## Begin

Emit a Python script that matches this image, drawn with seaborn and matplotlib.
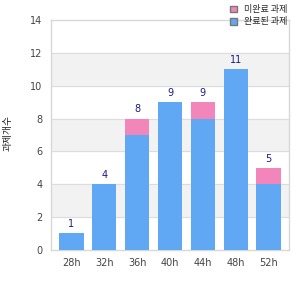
import matplotlib
matplotlib.use("Agg")
import matplotlib.pyplot as plt
import seaborn as sns
import pandas as pd
from matplotlib.patches import Patch

hours = ['28h', '32h', '36h', '40h', '44h', '48h', '52h']
done = [1, 4, 7, 9, 8, 11, 4]
not_done = [0, 0, 1, 0, 1, 0, 1]
totals = [d + n for d, n in zip(done, not_done)]

label_not_done = '미완료 과제'
label_done = '완료된 과제'
y_label = '과제개수'

sns.set_style('white')
plt.rcParams['font.family'] = ['DejaVu Sans', 'Noto Sans CJK KR']

blue = '#60a8f4'
pink = '#f285b9'

df = pd.DataFrame({'hour': hours, 'done': done, 'total': totals})

fig = plt.figure(figsize=(3, 3), dpi=100)
ax = fig.add_axes([0.17, 0.167, 0.793, 0.766])

for lo in (2, 6, 10):
    ax.axhspan(lo, lo + 2, color='#f2f2f2', zorder=0)
for y in range(2, 14, 2):
    ax.axhline(y, color='#dddddd', lw=0.8, zorder=0.5)

sns.barplot(data=df, x='hour', y='total', color=pink, width=0.74,
            saturation=1, linewidth=0, ax=ax, zorder=2)
sns.barplot(data=df, x='hour', y='done', color=blue, width=0.74,
            saturation=1, linewidth=0, ax=ax, zorder=3)

for i, t in enumerate(totals):
    ax.text(i, t + 0.25, str(t), ha='center', va='bottom',
            fontsize=7, color='#1a1a8a', zorder=4)

ax.set_ylim(0, 14)
ax.set_xlim(-0.62, 6.62)
ax.set_yticks(range(0, 15, 2))
ax.set_xlabel('')
ax.set_ylabel('')
ax.tick_params(axis='both', length=0, labelsize=7, colors='#444444', pad=6)
for s in ax.spines.values():
    s.set_color('#d8d8d8')
    s.set_linewidth(1)

fig.text(0.025, 0.555, y_label, rotation=90, ha='center', va='center',
         fontsize=7, color='#222222',
         family=['Noto Sans CJK KR', 'DejaVu Sans'])

handles = [Patch(facecolor=pink, edgecolor='#777777', label=label_not_done),
           Patch(facecolor=blue, edgecolor='#777777', label=label_done)]
leg = fig.legend(handles=handles, loc='upper left', bbox_to_anchor=(0.74, 1.01),
                 frameon=False, handlelength=0.8, handleheight=0.8,
                 handletextpad=0.7, labelspacing=0.35,
                 prop={'family': ['Noto Sans CJK KR', 'DejaVu Sans'], 'size': 6.5})

fig.savefig('out.png', dpi=100)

## End

* **What the task asks**: Please set down each line of the data above exactly as written, without the pictures.

* **Final answer**:
Emit a Python script that matches this image, drawn with seaborn and matplotlib.
import matplotlib
matplotlib.use("Agg")
import matplotlib.pyplot as plt
import seaborn as sns
import pandas as pd
from matplotlib.patches import Patch

hours = ['28h', '32h', '36h', '40h', '44h', '48h', '52h']
done = [1, 4, 7, 9, 8, 11, 4]
not_done = [0, 0, 1, 0, 1, 0, 1]
totals = [d + n for d, n in zip(done, not_done)]

label_not_done = '미완료 과제'
label_done = '완료된 과제'
y_label = '과제개수'

sns.set_style('white')
plt.rcParams['font.family'] = ['DejaVu Sans', 'Noto Sans CJK KR']

blue = '#60a8f4'
pink = '#f285b9'

df = pd.DataFrame({'hour': hours, 'done': done, 'total': totals})

fig = plt.figure(figsize=(3, 3), dpi=100)
ax = fig.add_axes([0.17, 0.167, 0.793, 0.766])

for lo in (2, 6, 10):
    ax.axhspan(lo, lo + 2, color='#f2f2f2', zorder=0)
for y in range(2, 14, 2):
    ax.axhline(y, color='#dddddd', lw=0.8, zorder=0.5)

sns.barplot(data=df, x='hour', y='total', color=pink, width=0.74,
            saturation=1, linewidth=0, ax=ax, zorder=2)
sns.barplot(data=df, x='hour', y='done', color=blue, width=0.74,
            saturation=1, linewidth=0, ax=ax, zorder=3)

for i, t in enumerate(totals):
    ax.text(i, t + 0.25, str(t), ha='center', va='bottom',
            fontsize=7, color='#1a1a8a', zorder=4)

ax.set_ylim(0, 14)
ax.set_xlim(-0.62, 6.62)
ax.set_yticks(range(0, 15, 2))
ax.set_xlabel('')
ax.set_ylabel('')
ax.tick_params(axis='both', length=0, labelsize=7, colors='#444444', pad=6)
for s in ax.spines.values():
    s.set_color('#d8d8d8')
    s.set_linewidth(1)

fig.text(0.025, 0.555, y_label, rotation=90, ha='center', va='center',
         fontsize=7, color='#222222',
         family=['Noto Sans CJK KR', 'DejaVu Sans'])

handles = [Patch(facecolor=pink, edgecolor='#777777', label=label_not_done),
           Patch(facecolor=blue, edgecolor='#777777', label=label_done)]
leg = fig.legend(handles=handles, loc='upper left', bbox_to_anchor=(0.74, 1.01),
                 frameon=False, handlelength=0.8, handleheight=0.8,
                 handletextpad=0.7, labelspacing=0.35,
                 prop={'family': ['Noto Sans CJK KR', 'DejaVu Sans'], 'size': 6.5})

fig.savefig('out.png', dpi=100)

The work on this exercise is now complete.